SUPPLIED MATERIAL:
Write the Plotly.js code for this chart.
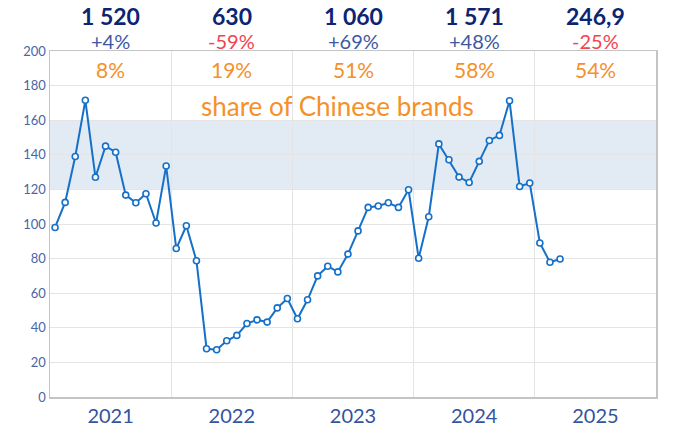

==

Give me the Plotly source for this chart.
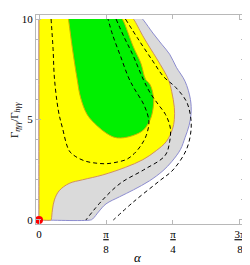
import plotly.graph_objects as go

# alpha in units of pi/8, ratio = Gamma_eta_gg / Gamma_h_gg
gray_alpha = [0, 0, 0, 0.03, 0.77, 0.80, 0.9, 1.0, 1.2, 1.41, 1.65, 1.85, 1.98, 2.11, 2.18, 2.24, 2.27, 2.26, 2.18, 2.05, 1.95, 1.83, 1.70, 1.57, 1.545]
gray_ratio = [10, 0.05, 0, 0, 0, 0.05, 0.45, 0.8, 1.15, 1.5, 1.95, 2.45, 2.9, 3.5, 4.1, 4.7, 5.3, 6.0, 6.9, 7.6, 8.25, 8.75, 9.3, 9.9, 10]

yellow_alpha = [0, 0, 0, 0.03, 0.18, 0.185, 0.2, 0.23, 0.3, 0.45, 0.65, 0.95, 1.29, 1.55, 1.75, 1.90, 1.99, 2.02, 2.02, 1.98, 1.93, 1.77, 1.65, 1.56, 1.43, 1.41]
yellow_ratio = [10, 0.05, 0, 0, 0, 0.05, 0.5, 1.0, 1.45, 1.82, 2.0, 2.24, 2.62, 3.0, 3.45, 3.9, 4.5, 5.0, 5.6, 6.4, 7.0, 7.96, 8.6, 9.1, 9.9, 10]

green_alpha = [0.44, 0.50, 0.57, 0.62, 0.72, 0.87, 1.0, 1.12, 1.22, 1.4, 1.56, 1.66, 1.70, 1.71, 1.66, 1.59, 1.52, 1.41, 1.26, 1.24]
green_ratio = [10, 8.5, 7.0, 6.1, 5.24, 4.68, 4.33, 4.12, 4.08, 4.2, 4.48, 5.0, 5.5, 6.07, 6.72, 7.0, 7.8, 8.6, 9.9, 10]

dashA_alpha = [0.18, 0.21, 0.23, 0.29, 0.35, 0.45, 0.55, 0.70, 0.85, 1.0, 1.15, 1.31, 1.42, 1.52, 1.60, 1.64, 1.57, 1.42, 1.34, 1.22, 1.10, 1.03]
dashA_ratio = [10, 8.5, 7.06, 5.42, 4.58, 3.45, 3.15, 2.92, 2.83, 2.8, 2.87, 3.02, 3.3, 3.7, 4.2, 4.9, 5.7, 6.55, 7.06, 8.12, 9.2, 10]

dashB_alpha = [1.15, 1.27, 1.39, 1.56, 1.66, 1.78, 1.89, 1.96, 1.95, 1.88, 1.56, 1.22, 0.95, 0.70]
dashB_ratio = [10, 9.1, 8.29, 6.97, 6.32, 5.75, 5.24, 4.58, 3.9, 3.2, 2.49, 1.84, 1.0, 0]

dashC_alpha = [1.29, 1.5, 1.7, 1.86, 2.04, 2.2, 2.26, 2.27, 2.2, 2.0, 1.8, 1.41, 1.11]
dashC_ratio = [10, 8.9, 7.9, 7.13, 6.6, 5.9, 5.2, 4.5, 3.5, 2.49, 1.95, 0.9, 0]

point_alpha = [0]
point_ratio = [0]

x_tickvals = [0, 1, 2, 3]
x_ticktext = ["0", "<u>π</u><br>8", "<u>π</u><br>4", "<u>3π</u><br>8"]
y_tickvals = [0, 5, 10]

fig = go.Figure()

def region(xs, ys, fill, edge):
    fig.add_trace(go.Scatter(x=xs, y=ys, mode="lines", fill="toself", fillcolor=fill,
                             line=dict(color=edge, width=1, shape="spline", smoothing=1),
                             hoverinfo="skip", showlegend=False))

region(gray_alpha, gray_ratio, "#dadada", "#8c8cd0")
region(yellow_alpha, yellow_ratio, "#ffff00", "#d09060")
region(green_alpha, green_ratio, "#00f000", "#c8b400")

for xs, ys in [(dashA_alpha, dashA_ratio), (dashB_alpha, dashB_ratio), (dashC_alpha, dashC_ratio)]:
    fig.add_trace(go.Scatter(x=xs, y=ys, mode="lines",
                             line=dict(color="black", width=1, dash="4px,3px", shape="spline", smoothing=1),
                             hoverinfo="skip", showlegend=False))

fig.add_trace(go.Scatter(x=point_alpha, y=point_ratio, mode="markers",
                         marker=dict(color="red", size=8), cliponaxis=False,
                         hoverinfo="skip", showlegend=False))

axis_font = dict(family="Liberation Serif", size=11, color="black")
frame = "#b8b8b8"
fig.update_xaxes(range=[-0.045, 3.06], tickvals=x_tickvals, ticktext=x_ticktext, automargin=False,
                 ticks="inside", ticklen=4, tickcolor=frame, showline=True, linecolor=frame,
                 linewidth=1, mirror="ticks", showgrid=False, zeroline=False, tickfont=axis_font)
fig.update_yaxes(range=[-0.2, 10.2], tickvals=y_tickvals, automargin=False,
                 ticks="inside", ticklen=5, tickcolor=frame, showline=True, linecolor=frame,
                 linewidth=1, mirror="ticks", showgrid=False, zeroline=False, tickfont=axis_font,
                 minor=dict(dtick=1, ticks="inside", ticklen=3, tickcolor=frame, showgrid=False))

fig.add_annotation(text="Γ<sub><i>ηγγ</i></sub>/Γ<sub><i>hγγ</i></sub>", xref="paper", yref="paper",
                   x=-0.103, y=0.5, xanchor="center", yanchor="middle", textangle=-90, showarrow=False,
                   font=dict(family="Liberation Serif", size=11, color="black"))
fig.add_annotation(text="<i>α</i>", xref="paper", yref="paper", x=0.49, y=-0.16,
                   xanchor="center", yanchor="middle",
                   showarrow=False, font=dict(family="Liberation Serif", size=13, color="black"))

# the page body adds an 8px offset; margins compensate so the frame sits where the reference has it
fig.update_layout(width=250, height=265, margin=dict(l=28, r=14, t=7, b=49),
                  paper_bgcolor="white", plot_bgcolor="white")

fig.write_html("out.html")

THE TASK: Quote word for word only the lines above from the one containing "Give me the Plotly source for this chart." through the one containing "9.3, 9.9, 10]". Pictures stay out of your copy.

REPLY:
Give me the Plotly source for this chart.
import plotly.graph_objects as go

# alpha in units of pi/8, ratio = Gamma_eta_gg / Gamma_h_gg
gray_alpha = [0, 0, 0, 0.03, 0.77, 0.80, 0.9, 1.0, 1.2, 1.41, 1.65, 1.85, 1.98, 2.11, 2.18, 2.24, 2.27, 2.26, 2.18, 2.05, 1.95, 1.83, 1.70, 1.57, 1.545]
gray_ratio = [10, 0.05, 0, 0, 0, 0.05, 0.45, 0.8, 1.15, 1.5, 1.95, 2.45, 2.9, 3.5, 4.1, 4.7, 5.3, 6.0, 6.9, 7.6, 8.25, 8.75, 9.3, 9.9, 10]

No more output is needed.